Task objective: Where a line contains the word "with", copy that line in full.

Excerpted data:
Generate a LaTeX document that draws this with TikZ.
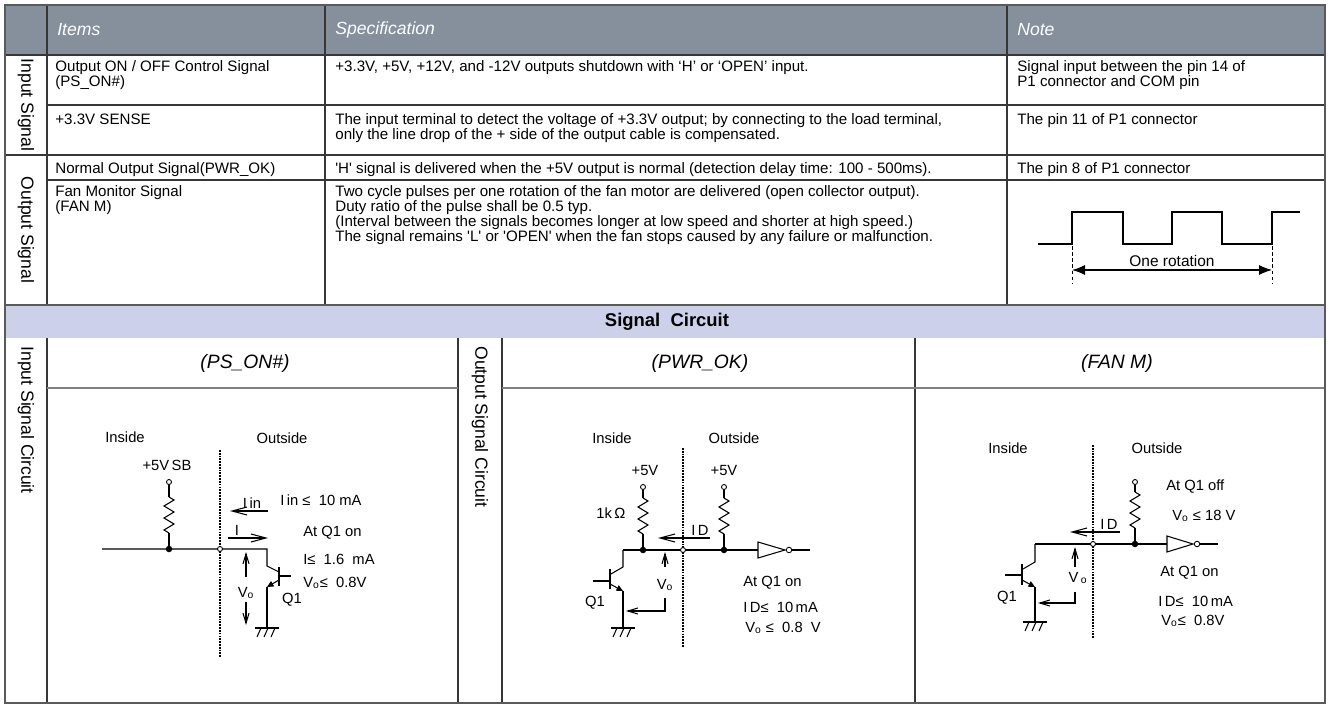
\documentclass[tikz,border=0pt]{standalone}
\usepackage{fontspec}
\setmainfont{Liberation Sans}
\usetikzlibrary{arrows.meta}
\definecolor{headgray}{RGB}{133,144,156}
\definecolor{bandblue}{RGB}{204,208,232}
\definecolor{linegray}{RGB}{55,55,55}
\definecolor{framegray}{RGB}{90,90,90}
\begin{document}
\begin{tikzpicture}[
  x=0.02cm, y=-0.02cm,
  rule/.style={draw=linegray, line width=0.6pt},
  lightrule/.style={draw=gray, line width=0.6pt},
  cell/.style={anchor=north west, inner sep=0pt, align=left, font=\fontsize{8.6}{8.5}\selectfont},
  head/.style={anchor=west, inner sep=0pt, text=white, font=\fontsize{10}{12}\selectfont\itshape},
  side/.style={rotate=-90, inner sep=0pt, font=\fontsize{10}{12}\selectfont},
  ctitle/.style={inner sep=0pt, font=\fontsize{11}{13}\selectfont\itshape},
  lbl/.style={inner sep=0pt, font=\fontsize{8.4}{10}\selectfont},
  note/.style={lbl, anchor=west},
  wire/.style={line width=0.6pt},
  bound/.style={line width=0.9pt, dash pattern=on 1pt off 0.6pt},
  term/.style={circle, draw, fill=white, line width=0.5pt, inner sep=0pt, minimum size=0.1cm},
  joint/.style={circle, fill, inner sep=0pt, minimum size=0.13cm},
  cur/.style={wire, -{Straight Barb[length=0.3cm, width=0.16cm]}},
  volt/.style={wire, -{Straight Barb[length=0.2cm, width=0.12cm]}},
  emit/.style={wire, -{Triangle[length=0.13cm, width=0.12cm]}},
  resistor/.pic={\draw[wire] (0,0) -- (5,3) -- (-5,9) -- (5,15) -- (-5,21) -- (5,27) -- (-5,33) -- (0,36);},
  ground/.pic={\draw[wire] (-12,0) -- (12,0);
    \foreach \h in {-6,1,8} \draw[wire] (\h,0) -- (\h-4,9);}
]
% page, bands and rules
\fill[white] (0,0) rectangle (1330,706);
\useasboundingbox (0,0) rectangle (1330,706);
\fill[headgray] (5,5) rectangle (1325,55);
\fill[bandblue] (5,305) rectangle (1325,338);
\draw[rule] (5,55) -- (1325,55) (5,155) -- (1325,155)
  (47,105) -- (1325,105) (47,180) -- (1325,180);
\draw[rule] (47,5) -- (47,305) (325,5) -- (325,305) (1007,5) -- (1007,305);
\draw[rule] (47,338) -- (47,703) (458,338) -- (458,703)
  (502,338) -- (502,703) (915,338) -- (915,703);
\draw[lightrule] (47,388) -- (458,388) (502,388) -- (1325,388);
\draw[draw=framegray, line width=1.1pt] (5,305) -- (1325,305);
\draw[draw=framegray, line width=1.1pt] (5,5) rectangle (1325,703);

% header
\node[head] (hItems) at (57,30) {Items};
\node[head] (hSpec) at (335,30) {Specification};
\node[head] (hNote) at (1017,30) {Note};

% side labels
\node[side] (sIn) at (26,105) {Input Signal};
\node[side] (sOut) at (26,230) {Output Signal};
\node[side, anchor=west] (sInC) at (26,346) {Input Signal Circuit};
\node[side, anchor=west] (sOutC) at (480,346) {Output Signal Circuit};

% table rows
\node[cell] (iPs) at (55,60.5) {Output ON / OFF Control Signal\\(PS\_ON\#)};
\node[cell] (sPs) at (335,60.5) {+3.3V, +5V, +12V, and -12V outputs shutdown with ‘H’ or ‘OPEN’ input.};
\node[cell] (nPs) at (1017,60.5) {Signal input between the pin 14 of\\P1 connector and COM pin};
\node[cell] (iSen) at (55,113.5) {+3.3V SENSE};
\node[cell] (sSen) at (335,113.5) {The input terminal to detect the voltage of +3.3V output; by connecting to the load terminal,\\only the line drop of the + side of the output cable is compensated.};
\node[cell] (nSen) at (1017,113.5) {The pin 11 of P1 connector};
\node[cell] (iPwr) at (55,162.5) {Normal Output Signal(PWR\_OK)};
\node[cell] (sPwr) at (335,162.5) {\textquotesingle H\textquotesingle{} signal is delivered when the +5V output is normal (detection delay time: 100 - 500ms).};
\node[cell] (nPwr) at (1017,162.5) {The pin 8 of P1 connector};
\node[cell] (iFan) at (55,185.5) {Fan Monitor Signal\\(FAN M)};
\node[cell] (sFan) at (335,185.5) {Two cycle pulses per one rotation of the fan motor are delivered (open collector output).\\Duty ratio of the pulse shall be 0.5 typ.\\(Interval between the signals becomes longer at low speed and shorter at high speed.)\\The signal remains \textquotesingle L\textquotesingle{} or \textquotesingle OPEN\textquotesingle{} when the fan stops caused by any failure or malfunction.};

% fan pulse train
\draw[line width=0.9pt] (1038,244) -- (1072,244) -- (1072,212) -- (1123,212) -- (1123,244)
  -- (1172,244) -- (1172,212) -- (1222,212) -- (1222,244) -- (1272,244) -- (1272,212) -- (1300,212);
\coordinate (rotA) at (1072,270);
\coordinate (rotB) at (1272,270);
\draw[line width=0.5pt, dash pattern=on 2pt off 1.5pt] (1072,246) -- (1072,284) (1272,246) -- (1272,284);
\draw[wire, {Latex[length=0.26cm,width=0.2cm]}-{Latex[length=0.26cm,width=0.2cm]}] (rotA) -- (rotB);
\node[lbl, font=\fontsize{8.8}{10}\selectfont] (rot) at (1172,261) {One rotation};

% band
\node[inner sep=0pt, font=\fontsize{10.5}{12}\selectfont\bfseries] (band) at (667,322) {Signal\ \ Circuit};

% (PS_ON#) circuit
\node[ctitle] (tPs) at (245,363) {(PS\_ON\#)};
\node[lbl] (psIn) at (125,437) {Inside};
\node[lbl] (psOut) at (282,438) {Outside};
\draw[bound] (220,450) -- (220,657);
\node[lbl] (psSup) at (167,465) {+5V\,SB};
\node[term] (psT) at (169,482) {};
\coordinate (psR) at (169,497);
\coordinate (psN) at (169,549);
\coordinate (psL) at (102,549);
\coordinate (psC) at (267,549);
\draw[wire] (psT) -- (psR);
\pic at (psR) {resistor};
\draw[wire] (169,533) -- (psN);
\draw[wire] (psL) -- (psC) -- (267,566) -- (279,572);
\draw[wire] (279,567) -- (279,586) (279,576) -- (291,576);
\draw[emit] (279,580) -- (267,587);
\draw[wire] (267,587) -- (267,628);
\pic at (267,628) {ground};
\node[joint] (psJ) at (psN) {};
\node[term] (psO) at (220,549) {};
\draw[cur] (268,511) -- (230,511);
\node[lbl, anchor=south] (psIin) at (252,509) {I\,in};
\draw[cur] (228,538) -- (268,538);
\node[lbl, anchor=south] (psI) at (237,536) {I};
\draw[volt] (246,577) -- (246,552);
\node[lbl] (psV) at (246,593) {V\textsubscript{o}};
\draw[volt] (246,602) -- (246,625);
\node[note] (psA) at (280,500) {I\,in ≤ \ 10 mA};
\node[note] (psB) at (303,533) {At Q1 on};
\node[note] (psC1) at (303,559) {I≤ \ 1.6 \ mA};
\node[note] (psD) at (303,583) {V\textsubscript{o}≤ \ 0.8V};
\node[lbl] (psQ) at (292,600) {Q1};

% (PWR_OK) circuit
\node[ctitle] (tPw) at (700,363) {(PWR\_OK)};
\node[lbl] (pwIn) at (612,438) {Inside};
\node[lbl] (pwOut) at (734,438) {Outside};
\draw[bound] (683,448) -- (683,647);
\node[lbl] (pwS1) at (645,470) {+5V};
\node[lbl] (pwS2) at (724,470) {+5V};
\node[term] (pwT1) at (643,487) {};
\node[term] (pwT2) at (724,487) {};
\draw[wire] (pwT1) -- (643,498) (pwT2) -- (724,498);
\pic at (643,498) {resistor};
\pic at (724,498) {resistor};
\draw[wire] (643,534) -- (643,550) (724,534) -- (724,550);
\node[lbl] (pwR) at (611,513) {1k\,Ω};
\draw[wire] (623,550) -- (758,550);
\draw[wire] (758,542) -- (785,550) -- (758,558) -- cycle;
\node[term, minimum size=0.11cm] (pwBub) at (789,550) {};
\draw[wire] (pwBub) -- (810,550);
\draw[wire] (623,550) -- (623,567) -- (611,574);
\draw[wire] (610,569) -- (610,589) (593,581) -- (610,581);
\draw[emit] (610,584) -- (623,591);
\draw[wire] (623,591) -- (623,628);
\pic at (623,628) {ground};
\node[joint] (pwJ1) at (643,550) {};
\node[joint] (pwJ2) at (724,550) {};
\node[term] (pwO) at (683,550) {};
\draw[cur] (710,538) -- (658,538);
\node[lbl, anchor=south] (pwID) at (700,536) {I\,D};
\draw[volt] (665,567) -- (665,552);
\node[lbl] (pwV) at (665,585) {V\textsubscript{o}};
\draw[volt] (665,598) -- (665,611) -- (626,611);
\node[note] (pwA) at (743,583) {At Q1 on};
\node[note] (pwB) at (743,607) {I\,D≤ \ 10\,mA};
\node[note] (pwC) at (745,628) {V\textsubscript{o} ≤ \ 0.8 \ V};
\node[lbl] (pwQ) at (595,603) {Q1};

% (FAN M) circuit
\node[ctitle] (tFan) at (1117,363) {(FAN M)};
\node[lbl] (fnIn) at (1008,448) {Inside};
\node[lbl] (fnOut) at (1157,448) {Outside};
\draw[bound] (1093,445) -- (1093,638);
\node[term] (fnT) at (1135,482) {};
\draw[wire] (fnT) -- (1135,492);
\pic at (1135,492) {resistor};
\draw[wire] (1135,528) -- (1135,544);
\draw[wire] (1035,544) -- (1167,544);
\draw[wire] (1167,536) -- (1193,544) -- (1167,552) -- cycle;
\node[term, minimum size=0.11cm] (fnBub) at (1197,544) {};
\draw[wire] (fnBub) -- (1218,544);
\draw[wire] (1035,544) -- (1035,562) -- (1023,569);
\draw[wire] (1022,564) -- (1022,585) (1005,575) -- (1022,575);
\draw[emit] (1022,580) -- (1035,587);
\draw[wire] (1035,587) -- (1035,622);
\pic at (1035,622) {ground};
\node[joint] (fnJ) at (1135,544) {};
\node[term] (fnO) at (1093,544) {};
\draw[cur] (1120,532) -- (1070,532);
\node[lbl, anchor=south] (fnID) at (1109,530) {I\,D};
\draw[volt] (1075,567) -- (1075,547);
\node[lbl] (fnV) at (1078,578) {V\,\textsubscript{o}};
\draw[volt] (1075,592) -- (1075,603) -- (1038,603);
\node[note] (fnA) at (1166,487) {At Q1 off};
\node[note] (fnB) at (1172,516) {V\textsubscript{o} ≤ 18 V};
\node[note] (fnC) at (1160,573) {At Q1 on};
\node[note] (fnD) at (1158,601) {I\,D≤ \ 10\,mA};
\node[note] (fnE) at (1161,621) {V\textsubscript{o}≤ \ 0.8V};
\node[lbl] (fnQ) at (1007,598) {Q1};
\end{tikzpicture}
\end{document}
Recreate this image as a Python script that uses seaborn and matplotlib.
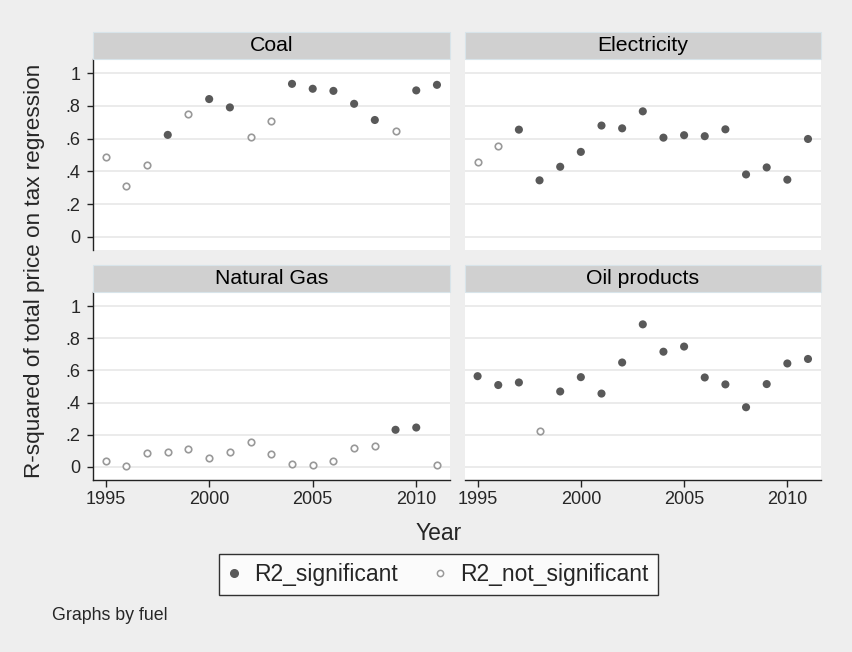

Worked solution:
Generate a LaTeX document that draws this with TikZ.
\node[cell] (sPs) at (335,60.5) {+3.3V, +5V, +12V, and -12V outputs shutdown with ‘H’ or ‘OPEN’ input.};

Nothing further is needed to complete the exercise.